> **PROBLEM TO WORK ON**
Copy every line from the data below in which the string "matplotlib" can be found.

> **GIVEN INFORMATION**
- - - -

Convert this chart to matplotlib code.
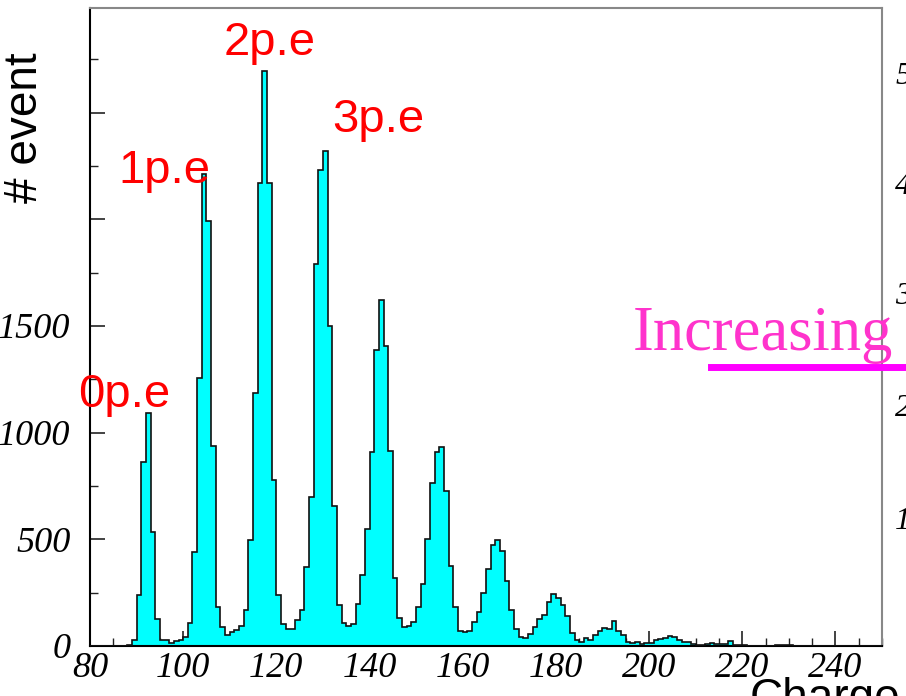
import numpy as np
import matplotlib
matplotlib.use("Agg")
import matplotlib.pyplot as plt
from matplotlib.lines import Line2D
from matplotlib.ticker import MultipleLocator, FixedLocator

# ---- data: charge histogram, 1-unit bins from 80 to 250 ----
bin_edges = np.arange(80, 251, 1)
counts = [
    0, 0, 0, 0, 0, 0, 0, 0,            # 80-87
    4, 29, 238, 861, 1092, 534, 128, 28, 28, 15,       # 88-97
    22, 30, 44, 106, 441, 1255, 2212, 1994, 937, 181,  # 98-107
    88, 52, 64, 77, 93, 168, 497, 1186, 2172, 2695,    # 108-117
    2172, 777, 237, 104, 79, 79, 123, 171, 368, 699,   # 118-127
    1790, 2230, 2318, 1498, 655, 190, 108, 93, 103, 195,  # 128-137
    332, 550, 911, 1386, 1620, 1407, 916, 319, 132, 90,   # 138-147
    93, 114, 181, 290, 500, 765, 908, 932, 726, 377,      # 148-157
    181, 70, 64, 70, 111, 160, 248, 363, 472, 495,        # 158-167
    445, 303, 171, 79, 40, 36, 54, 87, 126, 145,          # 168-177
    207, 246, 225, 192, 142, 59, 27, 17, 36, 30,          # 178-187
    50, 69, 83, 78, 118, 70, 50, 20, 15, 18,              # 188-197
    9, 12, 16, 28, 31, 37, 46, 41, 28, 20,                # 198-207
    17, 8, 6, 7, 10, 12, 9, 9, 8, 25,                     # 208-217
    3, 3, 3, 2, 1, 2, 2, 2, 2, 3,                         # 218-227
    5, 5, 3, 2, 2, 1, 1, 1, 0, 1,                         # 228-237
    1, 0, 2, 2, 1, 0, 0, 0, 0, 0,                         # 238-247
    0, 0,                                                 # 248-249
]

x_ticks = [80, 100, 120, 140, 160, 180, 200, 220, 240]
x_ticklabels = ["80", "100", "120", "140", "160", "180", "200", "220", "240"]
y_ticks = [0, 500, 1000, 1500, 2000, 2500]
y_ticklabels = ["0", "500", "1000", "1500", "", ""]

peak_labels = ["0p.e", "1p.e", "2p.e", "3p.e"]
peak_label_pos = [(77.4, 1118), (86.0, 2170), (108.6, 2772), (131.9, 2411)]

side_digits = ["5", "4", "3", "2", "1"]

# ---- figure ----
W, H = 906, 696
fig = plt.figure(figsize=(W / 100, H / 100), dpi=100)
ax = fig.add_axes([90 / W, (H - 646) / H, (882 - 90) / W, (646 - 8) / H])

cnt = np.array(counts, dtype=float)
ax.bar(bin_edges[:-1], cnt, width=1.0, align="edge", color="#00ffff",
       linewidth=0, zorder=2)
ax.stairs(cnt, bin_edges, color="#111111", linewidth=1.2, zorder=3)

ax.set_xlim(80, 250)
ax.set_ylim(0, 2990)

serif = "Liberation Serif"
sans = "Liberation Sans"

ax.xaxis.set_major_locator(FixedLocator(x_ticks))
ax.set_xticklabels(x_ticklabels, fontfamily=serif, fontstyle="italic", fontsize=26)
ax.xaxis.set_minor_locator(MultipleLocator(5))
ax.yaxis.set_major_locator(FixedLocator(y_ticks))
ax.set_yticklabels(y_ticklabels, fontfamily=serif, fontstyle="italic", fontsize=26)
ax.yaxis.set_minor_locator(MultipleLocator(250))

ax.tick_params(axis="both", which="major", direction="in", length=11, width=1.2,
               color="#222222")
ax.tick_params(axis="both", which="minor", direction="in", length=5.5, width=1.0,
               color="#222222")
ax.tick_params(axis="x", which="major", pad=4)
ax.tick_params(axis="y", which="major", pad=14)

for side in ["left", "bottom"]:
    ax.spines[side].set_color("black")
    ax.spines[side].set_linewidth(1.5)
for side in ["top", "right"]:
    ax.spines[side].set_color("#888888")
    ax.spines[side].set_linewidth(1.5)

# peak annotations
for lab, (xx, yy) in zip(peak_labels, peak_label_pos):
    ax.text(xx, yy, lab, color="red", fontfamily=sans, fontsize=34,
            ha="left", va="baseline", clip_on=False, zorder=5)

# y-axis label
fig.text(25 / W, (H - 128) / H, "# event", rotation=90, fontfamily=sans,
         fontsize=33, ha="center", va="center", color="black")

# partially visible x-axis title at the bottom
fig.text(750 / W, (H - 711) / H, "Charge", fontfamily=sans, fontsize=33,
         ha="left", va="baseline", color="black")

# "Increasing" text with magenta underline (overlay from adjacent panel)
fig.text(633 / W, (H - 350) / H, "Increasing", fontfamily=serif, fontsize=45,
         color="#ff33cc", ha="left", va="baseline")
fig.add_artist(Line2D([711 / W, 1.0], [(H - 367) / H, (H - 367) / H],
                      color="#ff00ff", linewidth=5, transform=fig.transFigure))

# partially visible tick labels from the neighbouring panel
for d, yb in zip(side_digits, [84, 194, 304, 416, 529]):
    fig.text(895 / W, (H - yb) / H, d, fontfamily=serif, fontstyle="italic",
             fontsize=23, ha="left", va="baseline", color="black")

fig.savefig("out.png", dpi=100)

- - - -

> **TASK OUTPUT**
Convert this chart to matplotlib code.
import matplotlib
matplotlib.use("Agg")
import matplotlib.pyplot as plt
from matplotlib.lines import Line2D
from matplotlib.ticker import MultipleLocator, FixedLocator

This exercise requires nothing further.